Do activists often reproduce and reinforce alienated social relationships that in other contexts we rebel against--or that we would expect and want our own children to chafe against? Yes, and if this is part of the point Dorazio is trying to make, she has one. But this is a phenomenon I have observed at least as often from champions of "bottom up" and "diversity" as from the dreaded "vanguardists."
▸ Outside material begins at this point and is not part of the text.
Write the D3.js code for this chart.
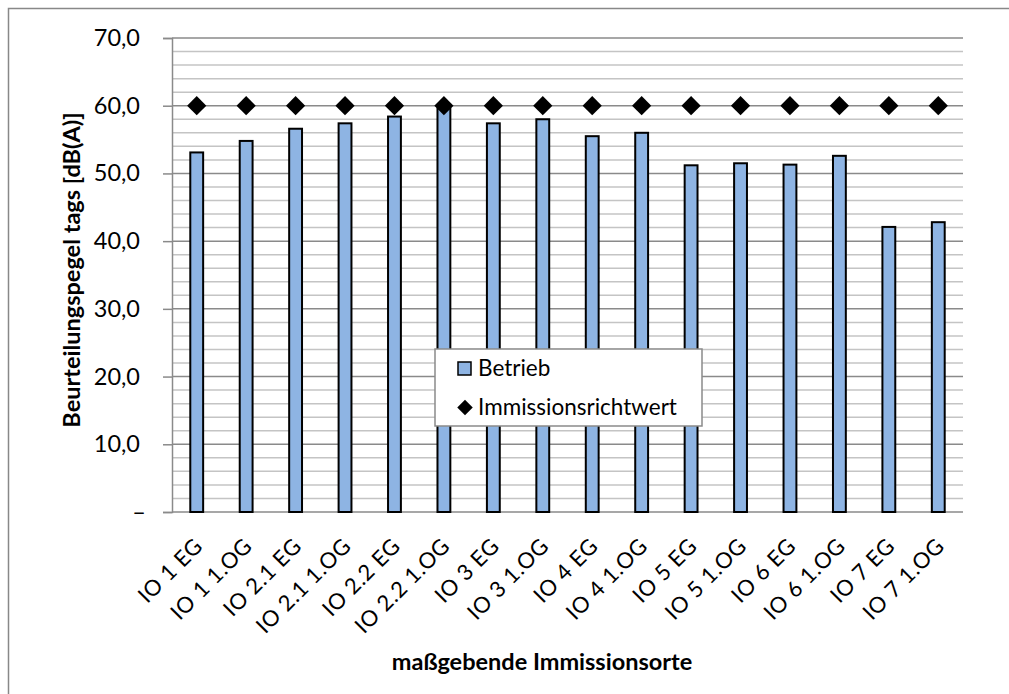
<!DOCTYPE html>
<html>
<head>
<meta charset="utf-8">
<script src="https://cdn.jsdelivr.net/npm/d3@7"></script>
<style>
  body { margin: 0; background: #fff; }
  svg { display: block; font-family: Lato, "Open Sans", sans-serif; }
</style>
</head>
<body>
<div id="svgOutput"></div>
<script>
// Data

const categories = ["IO 1 EG", "IO 1 1.OG", "IO 2.1 EG", "IO 2.1 1.OG", "IO 2.2 EG", "IO 2.2 1.OG",
  "IO 3 EG", "IO 3 1.OG", "IO 4 EG", "IO 4 1.OG", "IO 5 EG", "IO 5 1.OG",
  "IO 6 EG", "IO 6 1.OG", "IO 7 EG", "IO 7 1.OG"];
const betrieb = [53.1, 54.8, 56.6, 57.4, 58.4, 59.6, 57.4, 58.0, 55.5, 56.0, 51.2, 51.5, 51.3, 52.6, 42.1, 42.8];
const richtwert = [60, 60, 60, 60, 60, 60, 60, 60, 60, 60, 60, 60, 60, 60, 60, 60];
const yTicks = [0, 10, 20, 30, 40, 50, 60, 70];
const yMinor = [2, 4, 6, 8, 12, 14, 16, 18, 22, 24, 26, 28, 32, 34, 36, 38, 42, 44, 46, 48, 52, 54, 56, 58, 62, 64, 66, 68];
const seriesNames = ["Betrieb", "Immissionsrichtwert"];

(function () {
  document.addEventListener('DOMContentLoaded', function () {

    // Config

    const width = 1009;
    const height = 694;
    const margin = {
      "top": 38,
      "bottom": 182,
      "left": 172,
      "right": 46
    }
    const barColor = "#8eb4e3";

    const svg = d3.select("#svgOutput")
      .append("svg")
      .attr("width", width)
      .attr("height", height);

    // Outer frame (right and bottom edges fall off the picture)

    svg.append("rect")
      .attr("x", 8.5).attr("y", 8.5)
      .attr("width", 1100).attr("height", 800)
      .attr("fill", "none")
      .attr("stroke", "#888")
      .attr("stroke-width", 1.5);

    // Set up scales

    const xScale = d3.scaleBand()
      .domain(categories)
      .range([margin.left, width - margin.right])
      .padding(0);

    const yScale = d3.scaleLinear()
      .domain([0, 70])
      .range([height - margin.bottom, margin.top]);

    const cx = d => xScale(d) + xScale.bandwidth() / 2;

    // Gridlines

    svg.append("g")
      .selectAll("line")
      .data(yMinor)
      .join("line")
      .attr("x1", margin.left).attr("x2", width - margin.right)
      .attr("y1", d => yScale(d)).attr("y2", d => yScale(d))
      .attr("stroke", "#c4c4c4")
      .attr("stroke-width", 1.5);

    svg.append("g")
      .selectAll("line")
      .data(yTicks.filter(d => d > 0))
      .join("line")
      .attr("x1", margin.left).attr("x2", width - margin.right)
      .attr("y1", d => yScale(d)).attr("y2", d => yScale(d))
      .attr("stroke", "#8a8a8a")
      .attr("stroke-width", 1.5);

    // Axes

    const yAxis = d3.axisLeft(yScale)
      .tickValues(yTicks)
      .tickSize(9)
      .tickPadding(23)
      .tickFormat(d => d === 0 ? "–" : d3.format(".1f")(d).replace(".", ","));

    const gy = svg.append("g")
      .attr("transform", "translate(" + margin.left + ", 0)")
      .call(yAxis);

    gy.select(".domain").attr("stroke", "#8a8a8a").attr("stroke-width", 1.5);
    gy.selectAll(".tick line").attr("stroke", "#8a8a8a").attr("stroke-width", 1.5);
    gy.selectAll(".tick text")
      .attr("font-size", 23.5)
      .attr("fill", "#000")
      .attr("font-family", "Lato, sans-serif");
    gy.selectAll(".tick text").filter(d => d === 0).attr("dx", 6);

    const gx = svg.append("g")
      .attr("transform", "translate(0, " + (height - margin.bottom) + ")");

    gx.append("line")
      .attr("x1", margin.left).attr("x2", width - margin.right)
      .attr("stroke", "#8a8a8a")
      .attr("stroke-width", 1.5);

    gx.selectAll("text")
      .data(categories)
      .join("text")
      .attr("transform", d => "translate(" + (cx(d) + 2) + ", 30) rotate(-45)")
      .attr("text-anchor", "end")
      .attr("dy", "0.35em")
      .attr("font-size", 22)
      .attr("letter-spacing", 0.6)
      .text(d => d);

    // Bars

    const barWidth = xScale.bandwidth() * 0.26;

    svg.append("g")
      .selectAll("rect")
      .data(betrieb)
      .join("rect")
      .attr("x", (d, i) => cx(categories[i]) - barWidth / 2)
      .attr("y", d => yScale(d))
      .attr("width", barWidth)
      .attr("height", d => yScale(0) - yScale(d))
      .attr("fill", barColor)
      .attr("stroke", "#000")
      .attr("stroke-width", 2);

    // Diamonds

    const diamond = d3.symbol(d3.symbolSquare, 185);

    svg.append("g")
      .selectAll("path")
      .data(richtwert)
      .join("path")
      .attr("d", diamond)
      .attr("transform", (d, i) => "translate(" + cx(categories[i]) + "," + yScale(d) + ") rotate(45)")
      .attr("fill", "#000");

    // Legend

    const legend = svg.append("g").attr("transform", "translate(435, 349)");

    legend.append("rect")
      .attr("width", 267).attr("height", 77)
      .attr("fill", "#fff")
      .attr("stroke", "#8a8a8a")
      .attr("stroke-width", 1.5);

    legend.append("rect")
      .attr("x", 23).attr("y", 13)
      .attr("width", 13).attr("height", 13)
      .attr("fill", barColor)
      .attr("stroke", "#000")
      .attr("stroke-width", 1.5);

    legend.append("path")
      .attr("d", d3.symbol(d3.symbolSquare, 120))
      .attr("transform", "translate(30, 58.5) rotate(45)")
      .attr("fill", "#000");

    legend.selectAll("text")
      .data(seriesNames)
      .join("text")
      .attr("x", 43)
      .attr("y", (d, i) => 19.5 + i * 39)
      .attr("dy", "0.35em")
      .attr("font-size", 22.5)
      .text(d => d);

    // Axis titles

    svg.append("text")
      .attr("transform", "translate(72, 270) rotate(-90)")
      .attr("text-anchor", "middle")
      .attr("dy", "0.35em")
      .attr("font-size", 23.5)
      .attr("font-weight", "bold")
      .text("Beurteilungspegel tags [dB(A)]");

    svg.append("text")
      .attr("x", 542)
      .attr("y", 670)
      .attr("text-anchor", "middle")
      .attr("font-size", 23.5)
      .attr("font-weight", "bold")
      .text("maßgebende Immissionsorte");

  });
})();
</script>
</body>
</html>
Indicative of that, she makes several insistent points as to what child care workers "must" do: e.g., "take the time and make the effort to connect with individuals, organizations, and cultural and political projects that offer and model alternatives to the status quo," or "take an active role in the global drive for the creation of, and full participation in, truly democratic systems and structures where human rights and social justice for all workers and communities come first." The hortatory tone is recurrent, and overbearing, and takes little note of the objective conditions that Schall describes so well in her article: That many child care workers work in small home settings, and/or work long hours, with little training and education, and thus little opportunity to take the lead as she so vehemently urges. Misrepresentation of the question of leadership feeds right into evasion of confrontation of the leaderships that do exist in order to prevent the formation of new struggles and alliances. And thereby, the responsibility is turned back where it rests the least easily: On the shoulders of the atomized, individual worker.

Again, the Socialist Party is to be commended for having leaders who consider this to be a worthy topic of consideration. The commendation can only go so far, however, when the solutions proposed lead to dead-end politics.